Repeat the listing that follows, character for character, minus the pictures.
[start]
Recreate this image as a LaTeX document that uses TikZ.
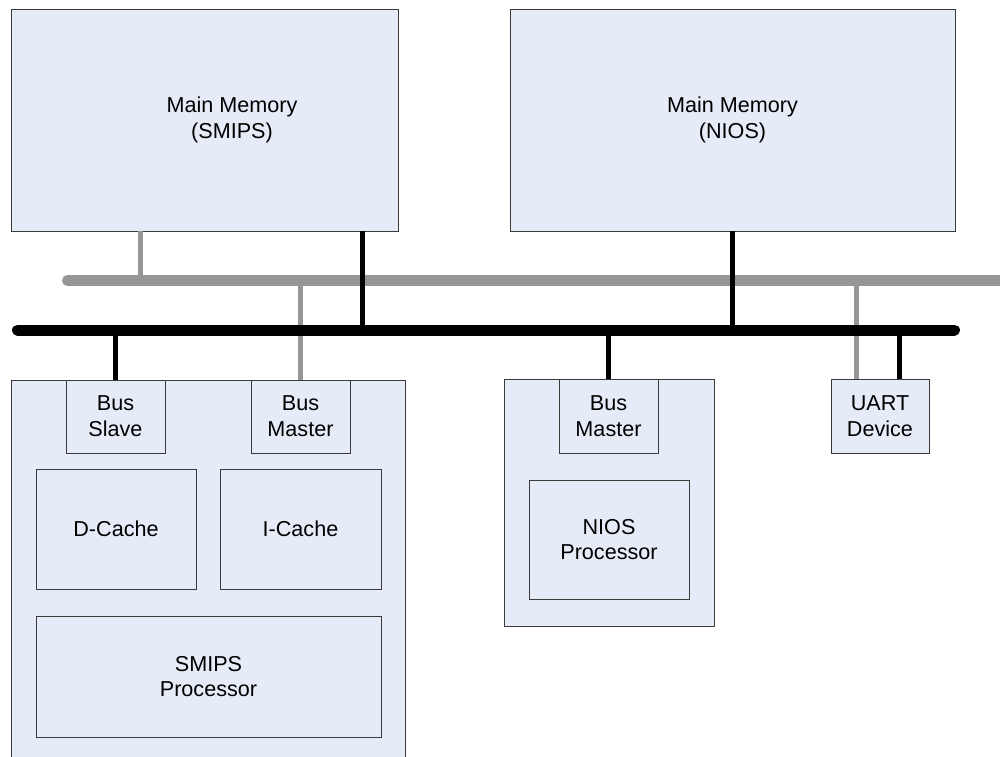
\documentclass[tikz,border=0pt]{standalone}
\usepackage{fontspec}
\setmainfont{Liberation Sans}
\usetikzlibrary{calc}
\definecolor{boxfill}{RGB}{230,236,247}
\definecolor{boxline}{RGB}{58,58,58}
\definecolor{busgray}{RGB}{150,150,150}
\begin{document}
\begin{tikzpicture}[x=0.75pt,y=-0.75pt,
  blk/.style 2 args={draw=boxline, fill=boxfill, line width=0.75pt, inner sep=0pt, outer sep=0pt,
    minimum width=#1*0.75pt, minimum height=#2*0.75pt, align=center,
    font=\fontsize{16.2}{19.3}\selectfont},
  lbl/.style={inner sep=0pt, align=center, font=\fontsize{16.2}{19.3}\selectfont},
  graybus/.style={draw=busgray, line width=8.25pt, line cap=round},
  blackbus/.style={draw=black, line width=8.25pt, line cap=round},
  graydrop/.style={draw=busgray, line width=3.75pt},
  blackdrop/.style={draw=black, line width=3.75pt}]
\useasboundingbox (0,0) rectangle (1000,757);
\clip (0,0) rectangle (1000,757);

% memories
\node[blk={387}{222}] (mms) at (204.5,120) {};
\node[lbl] (mmstext) at (232,120) {Main Memory\\(SMIPS)};
\node[blk={445}{222}] (mmn) at (732.5,120) {Main Memory\\(NIOS)};

% SMIPS processor block
\node[blk={394}{420}] (smips) at (208,590) {};
\node[blk={99}{73}] (bslave) at (115.5,416.5) {Bus\\Slave};
\node[blk={99}{73}] (bmaster) at (300.5,416.5) {Bus\\Master};
\node[blk={160}{120}] (dcache) at (116,529) {D-Cache};
\node[blk={161}{120}] (icache) at (300.5,529) {I-Cache};
\node[blk={345}{121}] (sproc) at (208.5,676.5) {SMIPS\\Processor};

% NIOS processor block
\node[blk={210}{247}] (nios) at (609,502.5) {};
\node[blk={99}{74}] (nmaster) at (608.5,416) {Bus\\Master};
\node[blk={160}{119}] (nproc) at (609,539.5) {NIOS\\Processor};

% UART
\node[blk={98}{74}] (uart) at (880,416) {UART\\Device};

% buses
\coordinate (gbL) at (67.5,280.5);
\coordinate (gbR) at (1010,280.5);
\coordinate (bbL) at (17.5,330);
\coordinate (bbR) at (954.5,330);

% gray drops and gray bus
\draw[graydrop] ($(mms.south west)+(129,0)$) coordinate (g1) -- (g1 |- gbL);
\draw[graydrop] (bmaster.north) -- (bmaster.north |- gbL);
\draw[graydrop] ($(uart.north west)+(25,0)$) coordinate (g3) -- (g3 |- gbL);
\draw[graybus] (gbL) -- (gbR);

% black drops and black bus
\draw[blackdrop] ($(mms.south west)+(351,0)$) coordinate (b1) -- (b1 |- bbL);
\draw[blackdrop] (mmn.south) -- (mmn.south |- bbL);
\draw[blackdrop] (bslave.north) -- (bslave.north |- bbL);
\draw[blackdrop] (nmaster.north) -- (nmaster.north |- bbL);
\draw[blackdrop] ($(uart.north west)+(68,0)$) coordinate (b5) -- (b5 |- bbL);
\draw[blackbus] (bbL) -- (bbR);
\end{tikzpicture}
\end{document}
[end]
Final answer:
Recreate this image as a LaTeX document that uses TikZ.
\documentclass[tikz,border=0pt]{standalone}
\usepackage{fontspec}
\setmainfont{Liberation Sans}
\usetikzlibrary{calc}
\definecolor{boxfill}{RGB}{230,236,247}
\definecolor{boxline}{RGB}{58,58,58}
\definecolor{busgray}{RGB}{150,150,150}
\begin{document}
\begin{tikzpicture}[x=0.75pt,y=-0.75pt,
  blk/.style 2 args={draw=boxline, fill=boxfill, line width=0.75pt, inner sep=0pt, outer sep=0pt,
    minimum width=#1*0.75pt, minimum height=#2*0.75pt, align=center,
    font=\fontsize{16.2}{19.3}\selectfont},
  lbl/.style={inner sep=0pt, align=center, font=\fontsize{16.2}{19.3}\selectfont},
  graybus/.style={draw=busgray, line width=8.25pt, line cap=round},
  blackbus/.style={draw=black, line width=8.25pt, line cap=round},
  graydrop/.style={draw=busgray, line width=3.75pt},
  blackdrop/.style={draw=black, line width=3.75pt}]
\useasboundingbox (0,0) rectangle (1000,757);
\clip (0,0) rectangle (1000,757);

% memories
\node[blk={387}{222}] (mms) at (204.5,120) {};
\node[lbl] (mmstext) at (232,120) {Main Memory\\(SMIPS)};
\node[blk={445}{222}] (mmn) at (732.5,120) {Main Memory\\(NIOS)};

% SMIPS processor block
\node[blk={394}{420}] (smips) at (208,590) {};
\node[blk={99}{73}] (bslave) at (115.5,416.5) {Bus\\Slave};
\node[blk={99}{73}] (bmaster) at (300.5,416.5) {Bus\\Master};
\node[blk={160}{120}] (dcache) at (116,529) {D-Cache};
\node[blk={161}{120}] (icache) at (300.5,529) {I-Cache};
\node[blk={345}{121}] (sproc) at (208.5,676.5) {SMIPS\\Processor};

% NIOS processor block
\node[blk={210}{247}] (nios) at (609,502.5) {};
\node[blk={99}{74}] (nmaster) at (608.5,416) {Bus\\Master};
\node[blk={160}{119}] (nproc) at (609,539.5) {NIOS\\Processor};

% UART
\node[blk={98}{74}] (uart) at (880,416) {UART\\Device};

% buses
\coordinate (gbL) at (67.5,280.5);
\coordinate (gbR) at (1010,280.5);
\coordinate (bbL) at (17.5,330);
\coordinate (bbR) at (954.5,330);

% gray drops and gray bus
\draw[graydrop] ($(mms.south west)+(129,0)$) coordinate (g1) -- (g1 |- gbL);
\draw[graydrop] (bmaster.north) -- (bmaster.north |- gbL);
\draw[graydrop] ($(uart.north west)+(25,0)$) coordinate (g3) -- (g3 |- gbL);
\draw[graybus] (gbL) -- (gbR);

% black drops and black bus
\draw[blackdrop] ($(mms.south west)+(351,0)$) coordinate (b1) -- (b1 |- bbL);
\draw[blackdrop] (mmn.south) -- (mmn.south |- bbL);
\draw[blackdrop] (bslave.north) -- (bslave.north |- bbL);
\draw[blackdrop] (nmaster.north) -- (nmaster.north |- bbL);
\draw[blackdrop] ($(uart.north west)+(68,0)$) coordinate (b5) -- (b5 |- bbL);
\draw[blackbus] (bbL) -- (bbR);
\end{tikzpicture}
\end{document}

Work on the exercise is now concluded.